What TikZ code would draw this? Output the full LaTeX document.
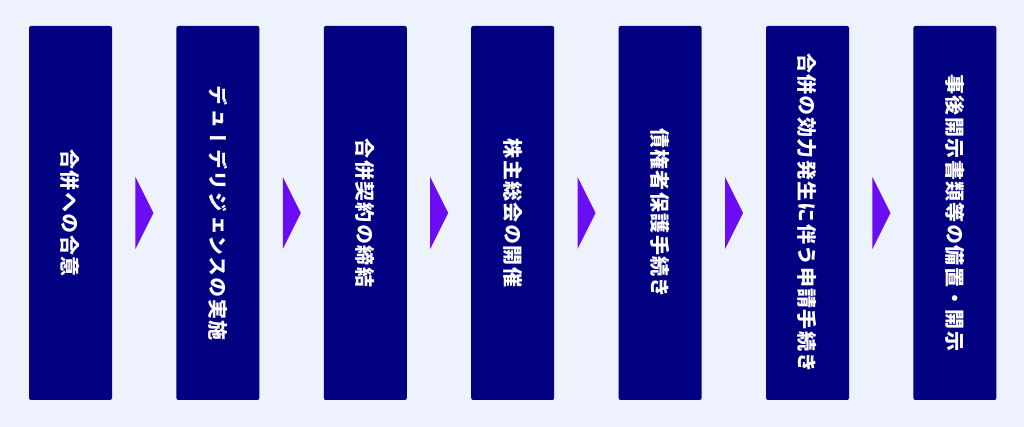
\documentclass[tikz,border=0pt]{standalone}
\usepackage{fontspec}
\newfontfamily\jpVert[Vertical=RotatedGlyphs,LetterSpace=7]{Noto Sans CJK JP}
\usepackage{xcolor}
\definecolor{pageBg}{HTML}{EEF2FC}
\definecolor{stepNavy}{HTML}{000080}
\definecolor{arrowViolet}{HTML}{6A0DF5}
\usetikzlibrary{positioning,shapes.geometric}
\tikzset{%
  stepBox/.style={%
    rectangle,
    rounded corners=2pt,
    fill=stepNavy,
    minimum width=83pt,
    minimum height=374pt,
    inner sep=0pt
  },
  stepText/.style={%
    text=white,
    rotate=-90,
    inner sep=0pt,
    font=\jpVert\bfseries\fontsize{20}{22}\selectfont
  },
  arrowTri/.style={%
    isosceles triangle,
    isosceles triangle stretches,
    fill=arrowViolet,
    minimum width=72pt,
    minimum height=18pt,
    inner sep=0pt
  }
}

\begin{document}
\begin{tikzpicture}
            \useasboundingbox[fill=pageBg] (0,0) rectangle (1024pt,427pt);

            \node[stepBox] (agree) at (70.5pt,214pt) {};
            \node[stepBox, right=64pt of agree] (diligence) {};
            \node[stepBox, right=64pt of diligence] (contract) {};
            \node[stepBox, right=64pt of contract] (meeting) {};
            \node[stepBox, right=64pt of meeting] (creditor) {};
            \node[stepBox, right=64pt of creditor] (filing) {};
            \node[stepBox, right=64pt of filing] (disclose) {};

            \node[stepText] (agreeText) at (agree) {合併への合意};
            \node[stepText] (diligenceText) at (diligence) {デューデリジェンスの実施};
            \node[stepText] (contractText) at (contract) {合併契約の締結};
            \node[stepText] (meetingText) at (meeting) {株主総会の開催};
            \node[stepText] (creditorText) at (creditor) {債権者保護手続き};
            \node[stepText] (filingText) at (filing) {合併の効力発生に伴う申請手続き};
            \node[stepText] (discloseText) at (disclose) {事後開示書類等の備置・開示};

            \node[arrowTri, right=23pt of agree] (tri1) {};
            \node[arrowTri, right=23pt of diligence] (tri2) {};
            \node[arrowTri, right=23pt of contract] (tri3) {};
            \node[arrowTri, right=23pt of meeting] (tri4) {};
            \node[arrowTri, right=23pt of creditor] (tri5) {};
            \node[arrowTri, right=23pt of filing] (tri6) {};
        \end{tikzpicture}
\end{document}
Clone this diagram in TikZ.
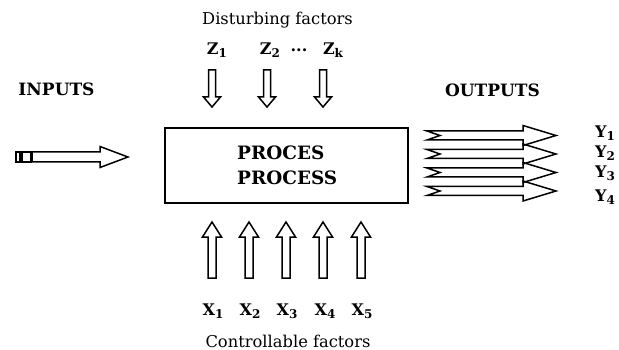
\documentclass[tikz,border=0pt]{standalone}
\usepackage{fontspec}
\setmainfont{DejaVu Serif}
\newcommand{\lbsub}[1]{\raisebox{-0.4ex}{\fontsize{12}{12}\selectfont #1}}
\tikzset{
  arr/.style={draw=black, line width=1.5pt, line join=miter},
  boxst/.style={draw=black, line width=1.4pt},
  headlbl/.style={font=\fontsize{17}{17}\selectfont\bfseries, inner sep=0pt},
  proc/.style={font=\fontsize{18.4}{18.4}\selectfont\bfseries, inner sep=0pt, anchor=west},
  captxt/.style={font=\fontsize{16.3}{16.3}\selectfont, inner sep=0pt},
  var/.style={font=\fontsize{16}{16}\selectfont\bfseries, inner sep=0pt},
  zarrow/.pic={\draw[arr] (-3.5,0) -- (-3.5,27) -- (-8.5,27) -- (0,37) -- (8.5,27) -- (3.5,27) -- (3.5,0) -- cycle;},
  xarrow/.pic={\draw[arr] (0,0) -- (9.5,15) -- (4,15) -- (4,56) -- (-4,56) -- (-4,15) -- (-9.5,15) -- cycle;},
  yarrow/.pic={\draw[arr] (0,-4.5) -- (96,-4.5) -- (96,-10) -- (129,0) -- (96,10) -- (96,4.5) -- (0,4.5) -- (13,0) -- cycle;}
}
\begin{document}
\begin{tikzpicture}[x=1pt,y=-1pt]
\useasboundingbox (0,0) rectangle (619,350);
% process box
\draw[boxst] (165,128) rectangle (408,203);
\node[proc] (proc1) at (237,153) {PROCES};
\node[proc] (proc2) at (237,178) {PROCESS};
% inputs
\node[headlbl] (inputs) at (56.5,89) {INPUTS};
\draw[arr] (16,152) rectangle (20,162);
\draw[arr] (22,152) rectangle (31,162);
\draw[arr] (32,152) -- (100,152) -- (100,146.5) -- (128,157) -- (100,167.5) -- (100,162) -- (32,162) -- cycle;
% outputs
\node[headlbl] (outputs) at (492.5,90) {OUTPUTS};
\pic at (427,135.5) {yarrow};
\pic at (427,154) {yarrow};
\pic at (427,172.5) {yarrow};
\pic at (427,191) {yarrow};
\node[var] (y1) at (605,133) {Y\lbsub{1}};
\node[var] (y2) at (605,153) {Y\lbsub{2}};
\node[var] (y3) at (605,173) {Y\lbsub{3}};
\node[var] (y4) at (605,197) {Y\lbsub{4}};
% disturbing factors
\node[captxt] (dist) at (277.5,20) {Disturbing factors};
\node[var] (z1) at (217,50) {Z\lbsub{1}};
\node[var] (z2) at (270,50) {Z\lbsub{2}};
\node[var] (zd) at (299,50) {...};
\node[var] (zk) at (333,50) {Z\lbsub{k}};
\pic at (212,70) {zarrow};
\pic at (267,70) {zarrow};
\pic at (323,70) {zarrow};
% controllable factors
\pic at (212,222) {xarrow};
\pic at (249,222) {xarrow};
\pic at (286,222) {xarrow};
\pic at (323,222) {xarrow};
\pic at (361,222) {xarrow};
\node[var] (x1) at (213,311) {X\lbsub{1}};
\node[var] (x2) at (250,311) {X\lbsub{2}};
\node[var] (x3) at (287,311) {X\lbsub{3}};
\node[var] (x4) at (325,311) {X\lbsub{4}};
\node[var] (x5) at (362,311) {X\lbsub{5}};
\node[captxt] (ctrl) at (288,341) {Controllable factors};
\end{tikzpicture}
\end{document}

WHAT YOU NEED TO DO: Leave out the pictures and print every line of the data exactly.

EXERCISE RESULT:
What TikZ code would draw this? Output the full LaTeX document.
\documentclass[tikz,border=0pt]{standalone}
\usepackage{fontspec}
\newfontfamily\jpVert[Vertical=RotatedGlyphs,LetterSpace=7]{Noto Sans CJK JP}
\usepackage{xcolor}
\definecolor{pageBg}{HTML}{EEF2FC}
\definecolor{stepNavy}{HTML}{000080}
\definecolor{arrowViolet}{HTML}{6A0DF5}
\usetikzlibrary{positioning,shapes.geometric}
\tikzset{%
  stepBox/.style={%
    rectangle,
    rounded corners=2pt,
    fill=stepNavy,
    minimum width=83pt,
    minimum height=374pt,
    inner sep=0pt
  },
  stepText/.style={%
    text=white,
    rotate=-90,
    inner sep=0pt,
    font=\jpVert\bfseries\fontsize{20}{22}\selectfont
  },
  arrowTri/.style={%
    isosceles triangle,
    isosceles triangle stretches,
    fill=arrowViolet,
    minimum width=72pt,
    minimum height=18pt,
    inner sep=0pt
  }
}

\begin{document}
\begin{tikzpicture}
            \useasboundingbox[fill=pageBg] (0,0) rectangle (1024pt,427pt);

            \node[stepBox] (agree) at (70.5pt,214pt) {};
            \node[stepBox, right=64pt of agree] (diligence) {};
            \node[stepBox, right=64pt of diligence] (contract) {};
            \node[stepBox, right=64pt of contract] (meeting) {};
            \node[stepBox, right=64pt of meeting] (creditor) {};
            \node[stepBox, right=64pt of creditor] (filing) {};
            \node[stepBox, right=64pt of filing] (disclose) {};

            \node[stepText] (agreeText) at (agree) {合併への合意};
            \node[stepText] (diligenceText) at (diligence) {デューデリジェンスの実施};
            \node[stepText] (contractText) at (contract) {合併契約の締結};
            \node[stepText] (meetingText) at (meeting) {株主総会の開催};
            \node[stepText] (creditorText) at (creditor) {債権者保護手続き};
            \node[stepText] (filingText) at (filing) {合併の効力発生に伴う申請手続き};
            \node[stepText] (discloseText) at (disclose) {事後開示書類等の備置・開示};

            \node[arrowTri, right=23pt of agree] (tri1) {};
            \node[arrowTri, right=23pt of diligence] (tri2) {};
            \node[arrowTri, right=23pt of contract] (tri3) {};
            \node[arrowTri, right=23pt of meeting] (tri4) {};
            \node[arrowTri, right=23pt of creditor] (tri5) {};
            \node[arrowTri, right=23pt of filing] (tri6) {};
        \end{tikzpicture}
\end{document}
Clone this diagram in TikZ.
\documentclass[tikz,border=0pt]{standalone}
\usepackage{fontspec}
\setmainfont{DejaVu Serif}
\newcommand{\lbsub}[1]{\raisebox{-0.4ex}{\fontsize{12}{12}\selectfont #1}}
\tikzset{
  arr/.style={draw=black, line width=1.5pt, line join=miter},
  boxst/.style={draw=black, line width=1.4pt},
  headlbl/.style={font=\fontsize{17}{17}\selectfont\bfseries, inner sep=0pt},
  proc/.style={font=\fontsize{18.4}{18.4}\selectfont\bfseries, inner sep=0pt, anchor=west},
  captxt/.style={font=\fontsize{16.3}{16.3}\selectfont, inner sep=0pt},
  var/.style={font=\fontsize{16}{16}\selectfont\bfseries, inner sep=0pt},
  zarrow/.pic={\draw[arr] (-3.5,0) -- (-3.5,27) -- (-8.5,27) -- (0,37) -- (8.5,27) -- (3.5,27) -- (3.5,0) -- cycle;},
  xarrow/.pic={\draw[arr] (0,0) -- (9.5,15) -- (4,15) -- (4,56) -- (-4,56) -- (-4,15) -- (-9.5,15) -- cycle;},
  yarrow/.pic={\draw[arr] (0,-4.5) -- (96,-4.5) -- (96,-10) -- (129,0) -- (96,10) -- (96,4.5) -- (0,4.5) -- (13,0) -- cycle;}
}
\begin{document}
\begin{tikzpicture}[x=1pt,y=-1pt]
\useasboundingbox (0,0) rectangle (619,350);
% process box
\draw[boxst] (165,128) rectangle (408,203);
\node[proc] (proc1) at (237,153) {PROCES};
\node[proc] (proc2) at (237,178) {PROCESS};
% inputs
\node[headlbl] (inputs) at (56.5,89) {INPUTS};
\draw[arr] (16,152) rectangle (20,162);
\draw[arr] (22,152) rectangle (31,162);
\draw[arr] (32,152) -- (100,152) -- (100,146.5) -- (128,157) -- (100,167.5) -- (100,162) -- (32,162) -- cycle;
% outputs
\node[headlbl] (outputs) at (492.5,90) {OUTPUTS};
\pic at (427,135.5) {yarrow};
\pic at (427,154) {yarrow};
\pic at (427,172.5) {yarrow};
\pic at (427,191) {yarrow};
\node[var] (y1) at (605,133) {Y\lbsub{1}};
\node[var] (y2) at (605,153) {Y\lbsub{2}};
\node[var] (y3) at (605,173) {Y\lbsub{3}};
\node[var] (y4) at (605,197) {Y\lbsub{4}};
% disturbing factors
\node[captxt] (dist) at (277.5,20) {Disturbing factors};
\node[var] (z1) at (217,50) {Z\lbsub{1}};
\node[var] (z2) at (270,50) {Z\lbsub{2}};
\node[var] (zd) at (299,50) {...};
\node[var] (zk) at (333,50) {Z\lbsub{k}};
\pic at (212,70) {zarrow};
\pic at (267,70) {zarrow};
\pic at (323,70) {zarrow};
% controllable factors
\pic at (212,222) {xarrow};
\pic at (249,222) {xarrow};
\pic at (286,222) {xarrow};
\pic at (323,222) {xarrow};
\pic at (361,222) {xarrow};
\node[var] (x1) at (213,311) {X\lbsub{1}};
\node[var] (x2) at (250,311) {X\lbsub{2}};
\node[var] (x3) at (287,311) {X\lbsub{3}};
\node[var] (x4) at (325,311) {X\lbsub{4}};
\node[var] (x5) at (362,311) {X\lbsub{5}};
\node[captxt] (ctrl) at (288,341) {Controllable factors};
\end{tikzpicture}
\end{document}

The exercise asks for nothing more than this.